Diyeceksiniz ki şimdi; "Nereden biliyorsun canım bütün bunları?"
Biliyorum çünkü ben de en az Gürsel Tekin kadar eski CHP'liyim. Belki de ondan daha eskiyim. (Sıkıysa birisi çıksın itiraz etsin bakalım!)
Yani, ıncığını cıncığını bildiğim, yedisinden yetmişine hepsinin bağırsağında kaç parazit dolaştığına emin olduğum bu partide çevrilen filmin, ne için çevrildiğini, kimin kime niçin destek verdiğini en az Gürsel Başkan kadar bilirim! Onun için de haklı olarak sorarım tabii! "Eyyy Gürsel Başkan! Söyle bana, sen ki ezilmişlerin, etnik ayrımcılığa uğramışların, ötekileştirilmişlerin yanında yer aldığını bildiğimiz bir şahsiyetsin. Sen ki Kürt realitesini yıllar yıllar evvel kabul etmiş, bu uğurda meydanlara inmiş ve devletin kolluk kuvvetleri ile karşı karşıya gelmeyi göze almış eski bir militansın! Peki söyle bana... Hal böyle iken, sen nasıl oldu da bu aşırı ulusalcı, militarist Genel Merkez Yöneticilerinin karşısına aday çıkartmadığı bir şahsiyet oldun?"
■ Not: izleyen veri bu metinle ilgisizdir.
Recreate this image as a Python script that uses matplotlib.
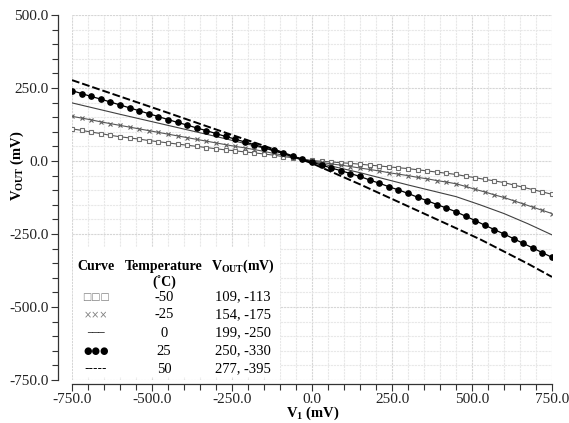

"Sevilay. Merak etme İstanbul'da güç bizde! Yani gerçek sosyal demokratlarda! Bundan dolayı da genel merkez karşıma aday dahi çıkartamadı" diyebiliyorsan senin ellerinden doya doya öperim! Ama tabii aynı zamanda senden, pazar günkü seçimde şu aşağıda sıralayacağım üç konu başlığının altını doldurarak okkalı bir konuşma yapmanı da beklerim!
1) Evrensel demokrat ilkeleri benimseyen ben, "Irkçı, faşist zihniyeti bu kapıdan içeri sokmayacağıma, olanları da kapının dışına koyacağıma..."
2) 30 yıldan beri süren ve kardeşi kardeşe vurdurtan bu savaşın demokratik yollarla çözüleceğine inancımla, oy hesabı yapıp hiçbir projeye köstek olmayacağıma, her kim olursa olsun bu savaşı bitirecek adımı atan herkesle beraber yol yürüyeceğime...
3) Darbe şakşakçıları ile kendisini 'derin devlet' diye tanımlayıp insanları hunharca katledenlerle, çetelerle, mafyayla her platformda ölümüne mücadele edeceğime, hiçbir zaman onların avukatlığına soyunmayacağıma ve bunlara kol kanat gerenlere de katiyen prim vermeyeceğime...
Şerefim üzerine huzurlarınızda ant içerim!